### Provided data
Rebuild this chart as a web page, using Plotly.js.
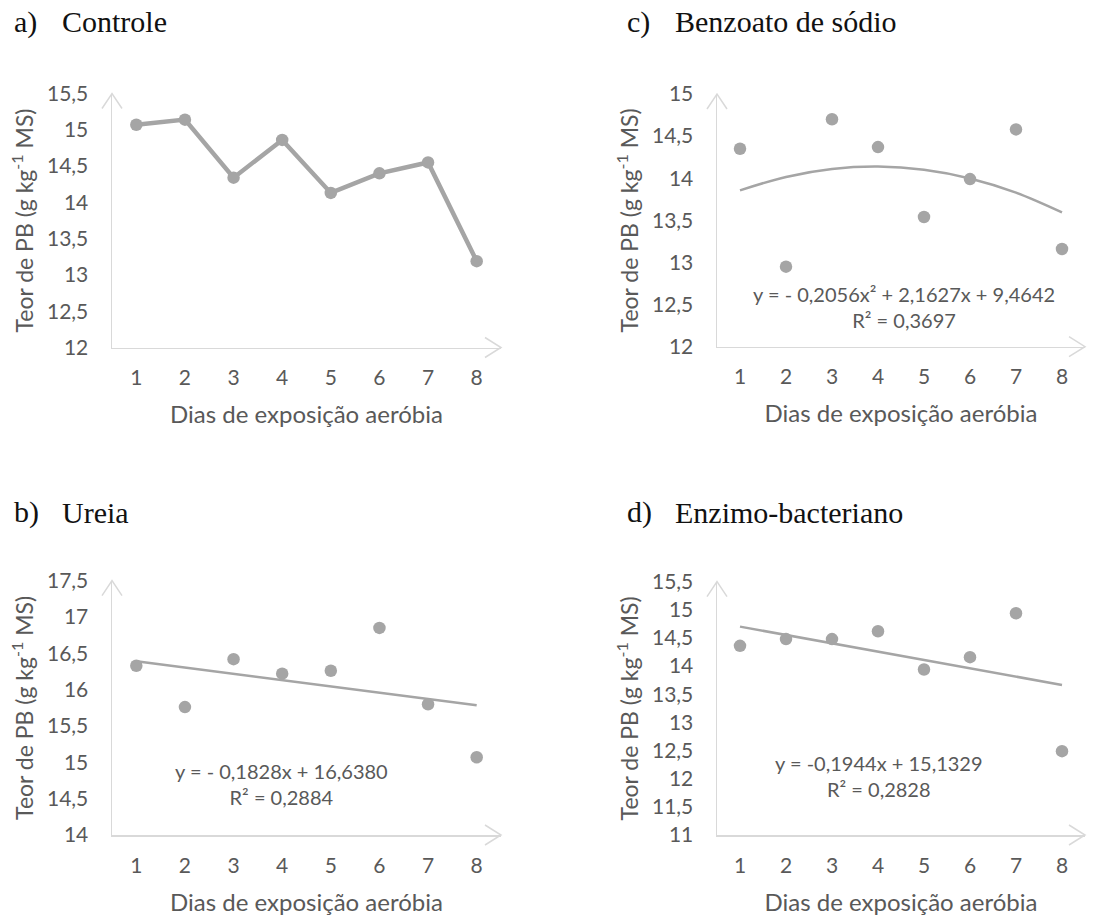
<!DOCTYPE html>
<html>
<head>
<meta charset="utf-8">
<script src="https://cdn.plot.ly/plotly-3.0.1.min.js"></script>
<style>html,body{margin:0;padding:0;background:#fff;}#chart{width:1113px;height:920px;}</style>
</head>
<body>
<div id="chart"></div>
<script>
// ---- data ----
const days = [1, 2, 3, 4, 5, 6, 7, 8];
const controle = [15.07, 15.14, 14.34, 14.86, 14.13, 14.40, 14.55, 13.19];
const benzoato = [14.35, 12.95, 14.70, 14.37, 13.54, 13.99, 14.58, 13.16];
const ureia    = [16.33, 15.76, 16.42, 16.22, 16.26, 16.85, 15.80, 15.07];
const enzimo   = [14.36, 14.48, 14.48, 14.62, 13.94, 14.16, 14.94, 12.49];

const ticksA = ['12', '12,5', '13', '13,5', '14', '14,5', '15', '15,5'];
const ticksC = ['12', '12,5', '13', '13,5', '14', '14,5', '15'];
const ticksB = ['14', '14,5', '15', '15,5', '16', '16,5', '17', '17,5'];
const ticksD = ['11', '11,5', '12', '12,5', '13', '13,5', '14', '14,5', '15', '15,5'];

const panelLetters = ['a)', 'c)', 'b)', 'd)'];
const panelNames = ['Controle', 'Benzoato de sódio', 'Ureia', 'Enzimo-bacteriano'];

const eqC = 'y = - 0,2056x² + 2,1627x + 9,4642';
const r2C = 'R² = 0,3697';
const eqB = 'y = - 0,1828x + 16,6380';
const r2B = 'R² = 0,2884';
const eqD = 'y = -0,1944x + 15,1329';
const r2D = 'R² = 0,2828';

const xTitle = 'Dias de exposição aeróbia';
const yTitle = 'Teor de PB (g kg<sup>-1</sup> MS)';

// ---- helpers ----
function polyfit(xs, ys, deg) {
  const n = deg + 1;
  const A = Array.from({length: n}, () => Array(n + 1).fill(0));
  xs.forEach((x, k) => {
    for (let i = 0; i < n; i++) {
      for (let j = 0; j < n; j++) A[i][j] += Math.pow(x, i + j);
      A[i][n] += ys[k] * Math.pow(x, i);
    }
  });
  for (let c = 0; c < n; c++) {
    let p = c;
    for (let r = c + 1; r < n; r++) if (Math.abs(A[r][c]) > Math.abs(A[p][c])) p = r;
    [A[c], A[p]] = [A[p], A[c]];
    for (let r = 0; r < n; r++) {
      if (r === c) continue;
      const f = A[r][c] / A[c][c];
      for (let k = c; k <= n; k++) A[r][k] -= f * A[c][k];
    }
  }
  return A.map((row, i) => row[n] / row[i]);
}
function evalPoly(coef, x) { return coef.reduce((s, c, i) => s + c * Math.pow(x, i), 0); }
const num = s => parseFloat(s.replace(',', '.'));

const GREY = '#a5a5a5';
const AXIS = '#d9d9d9';
const TXT = '#595959';
const FONT = 'Lato, "Open Sans", sans-serif';

function xAxis(domain, anchor) {
  return {
    domain: domain, anchor: anchor, range: [0.5, 8.5],
    tickvals: days, ticktext: days.map(String),
    showline: true, linecolor: AXIS, linewidth: 1.5,
    showgrid: false, zeroline: false, ticks: '', ticklabelstandoff: 11,
    tickfont: {family: FONT, size: 21, color: TXT},
    title: {text: xTitle, font: {family: FONT, size: 24, color: TXT}, standoff: 18},
    fixedrange: true
  };
}
function yAxis(domain, anchor, ticks) {
  const vals = ticks.map(num);
  return {
    domain: domain, anchor: anchor, range: [vals[0], vals[vals.length - 1]],
    tickvals: vals, ticktext: ticks,
    showline: true, linecolor: AXIS, linewidth: 1.5,
    showgrid: false, zeroline: false, ticks: '', ticklabelstandoff: 18,
    tickfont: {family: FONT, size: 21, color: TXT},
    title: {text: yTitle, font: {family: FONT, size: 23, color: TXT}, standoff: 7},
    fixedrange: true
  };
}
function arrowShapes(xa, ya) {
  return [
    {type: 'path', xref: xa + ' domain', yref: ya + ' domain', xsizemode: 'pixel', ysizemode: 'pixel',
     xanchor: 0, yanchor: 1,
     path: 'M -10,-15 L 0,0 L 10,-15', line: {color: AXIS, width: 1.5}},
    {type: 'path', xref: xa + ' domain', yref: ya + ' domain', xsizemode: 'pixel', ysizemode: 'pixel',
     xanchor: 1, yanchor: 0,
     path: 'M -16,10 L 0,0 L -16,-10', line: {color: AXIS, width: 1.5}}
  ];
}

const fitC = polyfit(days, benzoato, 2);
const fitB = polyfit(days, ureia, 1);
const fitD = polyfit(days, enzimo, 1);

const marker = {size: 12.5, color: GREY};
const traces = [
  {x: days, y: controle, xaxis: 'x', yaxis: 'y', mode: 'lines+markers',
   line: {color: GREY, width: 4.5}, marker: marker, cliponaxis: false},
  {x: days, y: days.map(d => evalPoly(fitC, d)), xaxis: 'x2', yaxis: 'y2', mode: 'lines',
   line: {color: GREY, width: 2.5, shape: 'spline'}},
  {x: days, y: benzoato, xaxis: 'x2', yaxis: 'y2', mode: 'markers', marker: marker, cliponaxis: false},
  {x: days, y: days.map(d => evalPoly(fitB, d)), xaxis: 'x3', yaxis: 'y3', mode: 'lines',
   line: {color: GREY, width: 2.5}},
  {x: days, y: ureia, xaxis: 'x3', yaxis: 'y3', mode: 'markers', marker: marker, cliponaxis: false},
  {x: days, y: days.map(d => evalPoly(fitD, d)), xaxis: 'x4', yaxis: 'y4', mode: 'lines',
   line: {color: GREY, width: 2.5}},
  {x: days, y: enzimo, xaxis: 'x4', yaxis: 'y4', mode: 'markers', marker: marker, cliponaxis: false}
];

const W = 1113, H = 920;
const dA = {x: [112 / W, 501 / W], y: [1 - 347.5 / H, 1 - 93.5 / H]};
const dC = {x: [717 / W, 1085 / W], y: [1 - 346.7 / H, 1 - 94 / H]};
const dB = {x: [112 / W, 501 / W], y: [1 - 835 / H, 1 - 580.7 / H]};
const dD = {x: [717 / W, 1085 / W], y: [1 - 835 / H, 1 - 581.7 / H]};

const titleFont = {family: '"Liberation Serif", "Times New Roman", serif', size: 30, color: '#111'};
const titlePos = [[12, 60, 22], [625, 673, 22], [12, 60, 512], [625, 673, 512]];
const annotations = [];
titlePos.forEach((p, i) => {
  annotations.push({xref: 'paper', yref: 'paper', x: p[0] / W, y: 1 - p[2] / H, xanchor: 'left', yanchor: 'middle',
    text: panelLetters[i], showarrow: false, font: titleFont});
  annotations.push({xref: 'paper', yref: 'paper', x: p[1] / W, y: 1 - p[2] / H, xanchor: 'left', yanchor: 'middle',
    text: panelNames[i], showarrow: false, font: titleFont});
});
const eqFont = {family: FONT, size: 20, color: TXT};
annotations.push({xref: 'x2', yref: 'y2', x: 4.57, y: 12.47, text: eqC + '<br>' + r2C, showarrow: false, font: eqFont, align: 'center'});
annotations.push({xref: 'x3', yref: 'y3', x: 3.99, y: 14.70, text: eqB + '<br>' + r2B, showarrow: false, font: eqFont, align: 'center'});
annotations.push({xref: 'x4', yref: 'y4', x: 4.02, y: 12.05, text: eqD + '<br>' + r2D, showarrow: false, font: eqFont, align: 'center'});

const layout = {
  width: W, height: H, margin: {l: 0, r: 0, t: 0, b: 0},
  paper_bgcolor: '#fff', plot_bgcolor: '#fff', showlegend: false,
  separators: ', ',
  xaxis: xAxis(dA.x, 'y'), yaxis: yAxis(dA.y, 'x', ticksA),
  xaxis2: xAxis(dC.x, 'y2'), yaxis2: yAxis(dC.y, 'x2', ticksC),
  xaxis3: xAxis(dB.x, 'y3'), yaxis3: yAxis(dB.y, 'x3', ticksB),
  xaxis4: xAxis(dD.x, 'y4'), yaxis4: yAxis(dD.y, 'x4', ticksD),
  shapes: [].concat(arrowShapes('x', 'y'), arrowShapes('x2', 'y2'),
                    arrowShapes('x3', 'y3'), arrowShapes('x4', 'y4')),
  annotations: annotations
};

Plotly.newPlot('chart', traces, layout, {displayModeBar: false, staticPlot: true});
</script>
</body>
</html>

### Written exercise
Set the lines above down again, word for word, from the first through the one containing "const num = s"; pictures excluded.

### Task solution
Rebuild this chart as a web page, using Plotly.js.
<!DOCTYPE html>
<html>
<head>
<meta charset="utf-8">
<script src="https://cdn.plot.ly/plotly-3.0.1.min.js"></script>
<style>html,body{margin:0;padding:0;background:#fff;}#chart{width:1113px;height:920px;}</style>
</head>
<body>
<div id="chart"></div>
<script>
// ---- data ----
const days = [1, 2, 3, 4, 5, 6, 7, 8];
const controle = [15.07, 15.14, 14.34, 14.86, 14.13, 14.40, 14.55, 13.19];
const benzoato = [14.35, 12.95, 14.70, 14.37, 13.54, 13.99, 14.58, 13.16];
const ureia    = [16.33, 15.76, 16.42, 16.22, 16.26, 16.85, 15.80, 15.07];
const enzimo   = [14.36, 14.48, 14.48, 14.62, 13.94, 14.16, 14.94, 12.49];

const ticksA = ['12', '12,5', '13', '13,5', '14', '14,5', '15', '15,5'];
const ticksC = ['12', '12,5', '13', '13,5', '14', '14,5', '15'];
const ticksB = ['14', '14,5', '15', '15,5', '16', '16,5', '17', '17,5'];
const ticksD = ['11', '11,5', '12', '12,5', '13', '13,5', '14', '14,5', '15', '15,5'];

const panelLetters = ['a)', 'c)', 'b)', 'd)'];
const panelNames = ['Controle', 'Benzoato de sódio', 'Ureia', 'Enzimo-bacteriano'];

const eqC = 'y = - 0,2056x² + 2,1627x + 9,4642';
const r2C = 'R² = 0,3697';
const eqB = 'y = - 0,1828x + 16,6380';
const r2B = 'R² = 0,2884';
const eqD = 'y = -0,1944x + 15,1329';
const r2D = 'R² = 0,2828';

const xTitle = 'Dias de exposição aeróbia';
const yTitle = 'Teor de PB (g kg<sup>-1</sup> MS)';

// ---- helpers ----
function polyfit(xs, ys, deg) {
  const n = deg + 1;
  const A = Array.from({length: n}, () => Array(n + 1).fill(0));
  xs.forEach((x, k) => {
    for (let i = 0; i < n; i++) {
      for (let j = 0; j < n; j++) A[i][j] += Math.pow(x, i + j);
      A[i][n] += ys[k] * Math.pow(x, i);
    }
  });
  for (let c = 0; c < n; c++) {
    let p = c;
    for (let r = c + 1; r < n; r++) if (Math.abs(A[r][c]) > Math.abs(A[p][c])) p = r;
    [A[c], A[p]] = [A[p], A[c]];
    for (let r = 0; r < n; r++) {
      if (r === c) continue;
      const f = A[r][c] / A[c][c];
      for (let k = c; k <= n; k++) A[r][k] -= f * A[c][k];
    }
  }
  return A.map((row, i) => row[n] / row[i]);
}
function evalPoly(coef, x) { return coef.reduce((s, c, i) => s + c * Math.pow(x, i), 0); }
const num = s => parseFloat(s.replace(',', '.'));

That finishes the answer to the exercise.